In 2018, we announced Firecracker, an open source VMM optimized for multi-tenant serverless and container workloads. We heard some interest from the research community, and in response wrote up our reasoning behind building Firecracker, and how its used inside AWS Lambda.
That paper was accepted to NSDI’20, and is available here. Here’s the abstract:
Serverless containers and functions are widely used for deploying and managing software in the cloud. Their popularity is due to reduced cost of operations, improved utilization of hardware, and faster scaling than traditional deployment methods. The economics and scale of serverless applications demand that workloads from multiple customers run on the same hardware with minimal overhead, while preserving strong security and performance isolation. The traditional view is that there is a choice between virtualization with strong security and high overhead, and container technologies with weaker security and minimal overhead. This tradeoff is unacceptable to public infrastructure providers, who need both strong security and minimal overhead. To meet this need, we developed Fire-cracker, a new open source Virtual Machine Monitor (VMM)specialized for serverless workloads, but generally useful for containers, functions and other compute workloads within a reasonable set of constraints. We have deployed Firecracker in two publically available serverless compute services at Amazon Web Services (Lambda and Fargate), where it supports millions of production workloads, and trillions of requests per month. We describe how specializing for serverless in-formed the design of Firecracker, and what we learned from seamlessly migrating Lambda customers to Firecracker.
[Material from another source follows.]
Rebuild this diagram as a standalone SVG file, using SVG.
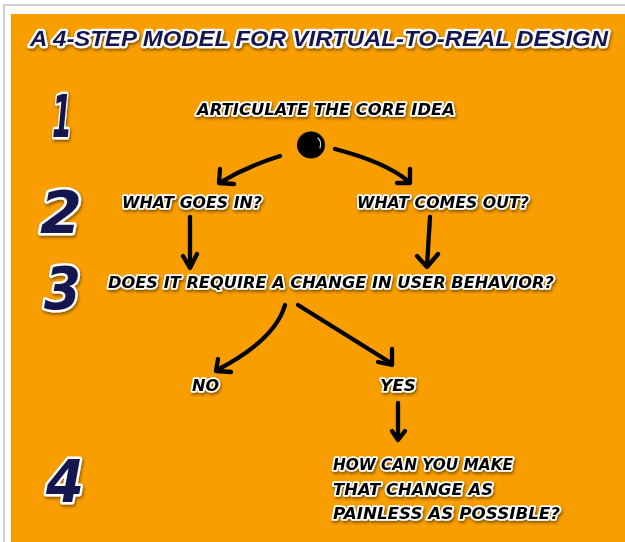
<svg xmlns="http://www.w3.org/2000/svg" width="625" height="542" viewBox="0 0 625 542">
<defs>
<filter id="sh" x="-10%" y="-30%" width="120%" height="170%">
<feDropShadow dx="1" dy="2" stdDeviation="1.4" flood-color="#000" flood-opacity="0.45"/>
</filter>
<style>
.lbl{font-family:"DejaVu Sans","Liberation Sans",sans-serif;font-weight:bold;font-style:italic;fill:#000;stroke:#fff;stroke-width:3.6;stroke-linejoin:round;paint-order:stroke;filter:url(#sh)}
.ttl{font-family:"Liberation Sans","DejaVu Sans",sans-serif;font-weight:bold;font-style:italic;fill:#15154f;stroke:#fff;stroke-width:4.5;stroke-linejoin:round;paint-order:stroke;filter:url(#sh)}
.num{font-family:"DejaVu Sans","Liberation Sans",sans-serif;font-weight:bold;font-style:italic;fill:#15154f;stroke:#fff;stroke-width:5;stroke-linejoin:round;paint-order:stroke;filter:url(#sh)}
.ln{fill:none;stroke:#000;stroke-width:4.3;stroke-linecap:round;stroke-linejoin:round}
</style>
</defs>
<rect x="0" y="0" width="625" height="542" fill="#fff"/>
<path d="M4,542 L4,5 L625,5" fill="none" stroke="#cfcfcf" stroke-width="2"/>
<rect x="11" y="14" width="614" height="528" fill="#f89e00"/>
<text id="title" class="ttl" x="30" y="46" font-size="22" textLength="578" lengthAdjust="spacingAndGlyphs">A 4-STEP MODEL FOR VIRTUAL-TO-REAL DESIGN</text>
<g id="steps">
<text id="step1" class="num" x="52" y="137" font-size="58" textLength="20" lengthAdjust="spacingAndGlyphs">1</text>
<text id="step2" class="num" x="40" y="233" font-size="58" textLength="42" lengthAdjust="spacingAndGlyphs">2</text>
<text id="step3" class="num" x="44" y="309" font-size="58" textLength="37" lengthAdjust="spacingAndGlyphs">3</text>
<text id="step4" class="num" x="46" y="502" font-size="58" textLength="38" lengthAdjust="spacingAndGlyphs">4</text>
</g>
<g id="n-core">
<text class="lbl" x="197" y="115" font-size="16" textLength="258" lengthAdjust="spacingAndGlyphs">ARTICULATE THE CORE IDEA</text>
</g>
<g id="n-dot">
<ellipse cx="311" cy="145" rx="14" ry="13.5" fill="#000"/>
<path d="M318,138 Q322,142 320,148" fill="none" stroke="#fff" stroke-width="1.2" stroke-linecap="round" opacity="0.8"/>
</g>
<g id="n-in">
<text class="lbl" x="122" y="208" font-size="16" textLength="140" lengthAdjust="spacingAndGlyphs">WHAT GOES IN?</text>
</g>
<g id="n-out">
<text class="lbl" x="357" y="208" font-size="16" textLength="172" lengthAdjust="spacingAndGlyphs">WHAT COMES OUT?</text>
</g>
<g id="n-change">
<text class="lbl" x="108" y="288" font-size="16" textLength="446" lengthAdjust="spacingAndGlyphs">DOES IT REQUIRE A CHANGE IN USER BEHAVIOR?</text>
</g>
<g id="n-no">
<text class="lbl" x="192" y="391" font-size="16" textLength="27" lengthAdjust="spacingAndGlyphs">NO</text>
</g>
<g id="n-yes">
<text class="lbl" x="380" y="391" font-size="16" textLength="36" lengthAdjust="spacingAndGlyphs">YES</text>
</g>
<g id="n-painless">
<text class="lbl" x="333" y="470" font-size="16" textLength="180" lengthAdjust="spacingAndGlyphs">HOW CAN YOU MAKE</text>
<text class="lbl" x="333" y="495" font-size="16" textLength="160" lengthAdjust="spacingAndGlyphs">THAT CHANGE AS</text>
<text class="lbl" x="333" y="519" font-size="16" textLength="227" lengthAdjust="spacingAndGlyphs">PAINLESS AS POSSIBLE?</text>
</g>
<g id="connectors">
<path class="ln" d="M280,156 Q248,166 221,182"/>
<polyline class="ln" points="220,169 219,183 234,184"/>
<path class="ln" d="M335,149 Q385,162 408,181"/>
<polyline class="ln" points="410,169 410,183 397,183"/>
<path class="ln" d="M190,217 L190,267"/>
<polyline class="ln" points="183,256 190,268 197,254"/>
<path class="ln" d="M430,217 L427,266"/>
<polyline class="ln" points="417,256 427,267 438,254"/>
<path class="ln" d="M285,305 Q275,340 217,370"/>
<polyline class="ln" points="218,359 216,371 231,372"/>
<path class="ln" d="M298,305 L391,363"/>
<polyline class="ln" points="392,349 392,365 378,362"/>
<path class="ln" d="M398,403 L398,438"/>
<polyline class="ln" points="392,431 398,440 405,431"/>
</g>
</svg>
Like any project the size of Firecracker, it was developed by a team of people from vision to execution. I played only a small role in that, but it’s been great to work with the team (and the community) on getting Firecracker out, adding features, and using it in production at pretty huge scale.
Firecracker is a little bit unusual among software projects of having an explicit goal of being simple and well-suited for a relatively small number of tasks. That doesn’t mean it’s simplistic. Choosing what to do, and what not to do, was some of the most interesting decisions to be made in it’s development. I’m particularly proud of how well the team made those decisions, and continues to make them.